Chronique genevoise : L’homme en noir

Il entame ses journées riveté à la terrasse de ce petit café presque sans nom. Une terrasse microscopique, avec ses tables jetées sur le trottoir étroit et coincées à l’angle de l’immeuble, dans une allée jonchée de feuilles mortes. En symbiose avec son livre, tête baissée, il semble s’être depuis longtemps affranchi du brouhaha ambiant. Les passants, les trams, les voitures, font visiblement un détour autour de la bulle dans laquelle il s’est réfugié.

De jour en jour, incluse dans la masse pressée des piétons anonymes, je lui jette un regard intrigué. Tantôt exposé à la poussière de la rue, tantôt protégé du vent dans la pénombre de l’allée, il lit. La mise est sombre et froissée, le cheveu n’ayant pas encore triomphé de ses errances nocturnes, la barbe comme rempart.

Recroquevillé dans un cocon de mots, habillé de pensées, il tourne les pages et allume sa cigarette comme au ralenti. Son corps semble replié sur lui-même, comme pour se fondre dans la ville, humer ses bruissements, mais sans attirer les regards étrangers ou intrusifs. Il est là, sans y être vraiment.

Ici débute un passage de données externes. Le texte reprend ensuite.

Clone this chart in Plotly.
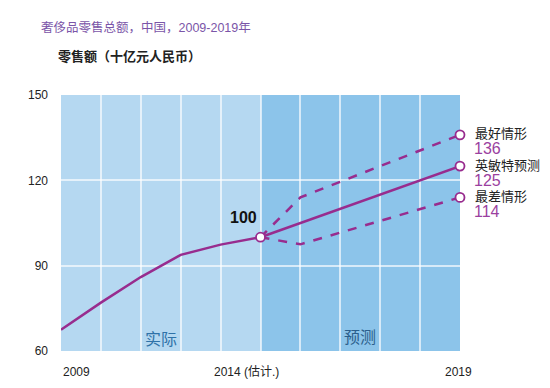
import plotly.graph_objects as go

# ---- data ----
actual_years = [2009, 2010, 2011, 2012, 2013, 2014]
actual_values = [67.5, 77, 86, 93.8, 97.4, 100]

base_years = [2014, 2019]
base_values = [100, 125]

best_years = [2014, 2015, 2019]
best_values = [100, 114, 136]

worst_years = [2014, 2015, 2019]
worst_values = [100, 97.5, 114]

y_ticks = [60, 90, 120, 150]
x_label_pos = [2009.4, 2013.65, 2018.95]
x_labels = ["2009", "2014 (估计.)", "2019"]

scenario_names = ["最好情形", "英敏特预测", "最差情形"]
scenario_values = [136, 125, 114]

PURPLE = "#982c8e"
LIGHT = "#b5d8f1"
DARK = "#8cc4ea"
FONT = "Liberation Sans, Arial, Noto Sans CJK SC, sans-serif"

fig = go.Figure()

fig.add_shape(type="rect", x0=2009, x1=2014, y0=60, y1=150, xref="x", yref="y",
              fillcolor=LIGHT, line_width=0, layer="below")
fig.add_shape(type="rect", x0=2014, x1=2019, y0=60, y1=150, xref="x", yref="y",
              fillcolor=DARK, line_width=0, layer="below")

fig.add_trace(go.Scatter(x=actual_years, y=actual_values, mode="lines",
                         line=dict(color=PURPLE, width=2.5), cliponaxis=False,
                         hoverinfo="skip"))
fig.add_trace(go.Scatter(x=best_years, y=best_values, mode="lines",
                         line=dict(color=PURPLE, width=2.5, dash="dash"),
                         cliponaxis=False, hoverinfo="skip"))
fig.add_trace(go.Scatter(x=worst_years, y=worst_values, mode="lines",
                         line=dict(color=PURPLE, width=2.5, dash="dash"),
                         cliponaxis=False, hoverinfo="skip"))
fig.add_trace(go.Scatter(x=base_years, y=base_values, mode="lines",
                         line=dict(color=PURPLE, width=2.5),
                         cliponaxis=False, hoverinfo="skip"))
fig.add_trace(go.Scatter(x=[2014, 2019, 2019, 2019], y=[100] + scenario_values,
                         mode="markers", cliponaxis=False, hoverinfo="skip",
                         marker=dict(size=9, color="white",
                                     line=dict(color=PURPLE, width=1.8))))

fig.update_xaxes(range=[2009, 2019], showgrid=True, dtick=1, tick0=2009,
                 gridcolor="rgba(255,255,255,0.65)", gridwidth=1.5,
                 showticklabels=False, zeroline=False, showline=False)
fig.update_yaxes(range=[60, 150], tickvals=y_ticks, showgrid=True,
                 gridcolor="rgba(255,255,255,0.65)", gridwidth=1.5,
                 zeroline=False, showline=False, ticklabelstandoff=12,
                 tickfont=dict(family=FONT, size=12, color="#222"))

ann = []
for xp, t in zip(x_label_pos, x_labels):
    ann.append(dict(x=xp, y=0, xref="x", yref="paper", yshift=-21, text=t,
                    showarrow=False, xanchor="center", yanchor="middle",
                    font=dict(family=FONT, size=12, color="#222")))

for name, v in zip(scenario_names, scenario_values):
    ann.append(dict(x=1, y=v, xref="paper", yref="y", xshift=14, yshift=1, text=name,
                    showarrow=False, xanchor="left", yanchor="middle", borderpad=0,
                    font=dict(family=FONT, size=13, color="#222")))
    ann.append(dict(x=1, y=v, xref="paper", yref="y", xshift=13, yshift=-14,
                    text=str(v), showarrow=False, xanchor="left", yanchor="middle",
                    borderpad=0,
                    font=dict(family=FONT, size=16, color="#9b3f9f")))

ann.append(dict(x=2014, y=100, xref="x", yref="y", xshift=-17, yshift=20,
                text="<b>100</b>", showarrow=False, xanchor="center", yanchor="middle",
                font=dict(family=FONT, size=16, color="#111")))
ann.append(dict(x=2011.5, y=60, xref="x", yref="y", yshift=12, text="实际",
                showarrow=False, xanchor="center", yanchor="middle",
                font=dict(family=FONT, size=16, color="#2f72a8")))
ann.append(dict(x=2016.5, y=60, xref="x", yref="y", yshift=14, text="预测",
                showarrow=False, xanchor="center", yanchor="middle",
                font=dict(family=FONT, size=16, color="#2b5f8c")))

ann.append(dict(x=-0.055, y=1.262, xref="paper", yref="paper",
                text="奢侈品零售总额，中国，2009-2019年", showarrow=False,
                xanchor="left", yanchor="middle",
                font=dict(family=FONT, size=12.5, color="#7b55a8")))
ann.append(dict(x=-0.012, y=1.152, xref="paper", yref="paper",
                text="<b>零售额（十亿元人民币）</b>", showarrow=False,
                xanchor="left", yanchor="middle",
                font=dict(family=FONT, size=13, color="#222")))

fig.update_layout(width=550, height=388, autosize=False,
                  margin=dict(l=61, r=90, t=95, b=37),
                  paper_bgcolor="white", plot_bgcolor="white",
                  showlegend=False, annotations=ann)

fig.write_html("out.html", config={"displayModeBar": False},
               post_script="document.body.style.margin='0';document.body.style.overflow='hidden';")
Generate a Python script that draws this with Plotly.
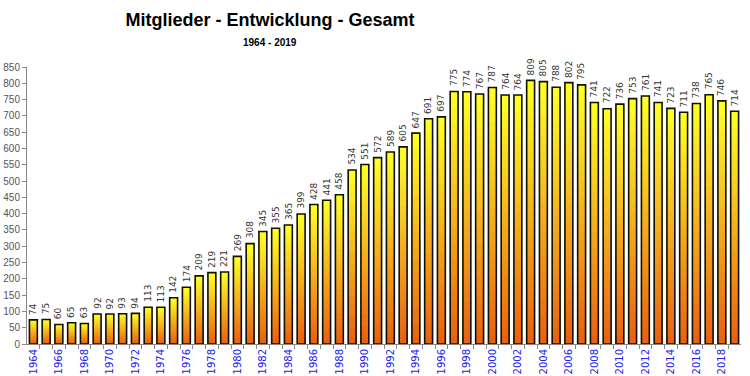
import plotly.graph_objects as go

years = list(range(1964, 2020))
members = [74, 75, 60, 65, 63, 92, 92, 93, 94, 113, 113,
           142, 174, 209, 219, 221, 269, 308, 345, 355, 365, 399, 428, 441, 458,
           534, 551, 572, 589, 605, 647, 691, 697, 775, 774, 767, 787,
           764, 764, 809, 805, 788, 802, 795, 741, 722, 736, 753, 761, 741,
           723, 711, 738, 765, 746, 714]
tick_years = [y for y in years if y % 2 == 0]

title_text = "Mitglieder - Entwicklung - Gesamt"
subtitle_text = "1964 - 2019"

top_rgb = (255, 255, 40)
bottom_rgb = (232, 92, 18)
N = 30
bar_w = 0.62

W, H = 750, 376
L, R, T, B = 27, 9, 67, 32
plot_w = W - L - R
plot_h = H - T - B
title_cx = 270

fig = go.Figure()
for k in range(N):
    frac = (N - k) / N
    c = tuple(int(round(bottom_rgb[i] + (top_rgb[i] - bottom_rgb[i]) * frac)) for i in range(3))
    fig.add_trace(go.Bar(
        x=years, y=[v * frac for v in members], width=bar_w,
        marker=dict(color="rgb(%d,%d,%d)" % c, line=dict(width=0)),
        hoverinfo="skip", showlegend=False))

fig.add_trace(go.Bar(
    x=years, y=members, width=bar_w,
    marker=dict(color="rgba(0,0,0,0)", line=dict(color="#111100", width=1.6)),
    showlegend=False))

title_family = "Liberation Sans, Arial, sans-serif"
annotations = [dict(text="<b>" + subtitle_text + "</b>", xref="paper", yref="paper",
                    x=(title_cx - L) / plot_w, y=1 + 25 / plot_h, xanchor="center", yanchor="middle",
                    showarrow=False, font=dict(family=title_family, size=10, color="black"))]
for yr, v in zip(years, members):
    annotations.append(dict(x=yr, y=v, xref="x", yref="y", text=str(v), showarrow=False,
                            textangle=-90, xanchor="center", yanchor="bottom", yshift=3,
                            font=dict(family="DejaVu Sans, Verdana, sans-serif", size=9, color="#333333")))

fig.update_layout(
    width=W, height=H, barmode="overlay",
    paper_bgcolor="white", plot_bgcolor="white",
    margin=dict(l=L, r=R, t=T, b=B),
    title=dict(text="<b>" + title_text + "</b>", x=title_cx / W, xanchor="center",
               xref="container", yref="container", y=1 - 20 / H, yanchor="middle",
               font=dict(family=title_family, size=18, color="black")),
    annotations=annotations,
)

fig.update_xaxes(
    range=[1963.5, 2019.5], tickmode="array", tickvals=tick_years,
    ticktext=[str(y) for y in tick_years], tickangle=-90, ticks="", automargin=False,
    tickfont=dict(family="DejaVu Sans, Verdana, sans-serif", size=10, color="#2222ee"),
    showline=True, linecolor="#888888", linewidth=1, showgrid=False, zeroline=False,
    minor=dict(tickvals=[y + 0.5 for y in years[:-1]], ticks="outside", ticklen=4, tickcolor="#888888"),
)
fig.update_yaxes(
    range=[0, 850], dtick=50, tick0=0, ticks="outside", ticklen=4, tickcolor="#888888",
    automargin=False,
    tickfont=dict(family="Liberation Sans, Arial, sans-serif", size=10, color="#555555"),
    showline=True, linecolor="#888888", linewidth=1, showgrid=False, zeroline=False,
)

# remove the default 8px page margin so the figure fills the window exactly
fig.write_html("out.html", config={"displayModeBar": False},
               post_script="document.body.style.margin='0';")
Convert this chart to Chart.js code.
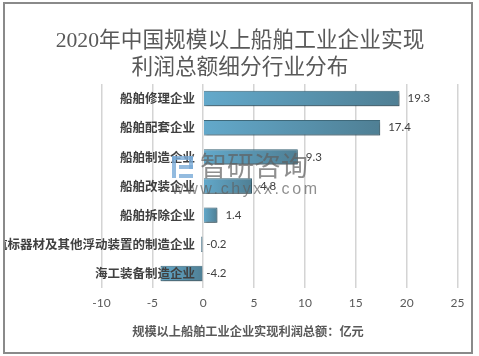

Et pourtant, c’est ainsi, dans son état d’ombre, qu’il s’est mis à exister à mes yeux. Il est immobile, et moi, je ne fais que passer, dans sa rue, dans sa vie, ou plutôt dans ce moment de vie. Un fantôme en mouvement, s’attardant sur un fantôme immobile. Et pourtant, il semble presque attendre que je vienne à lui et lui demande timidement: « Que lisez-vous? ».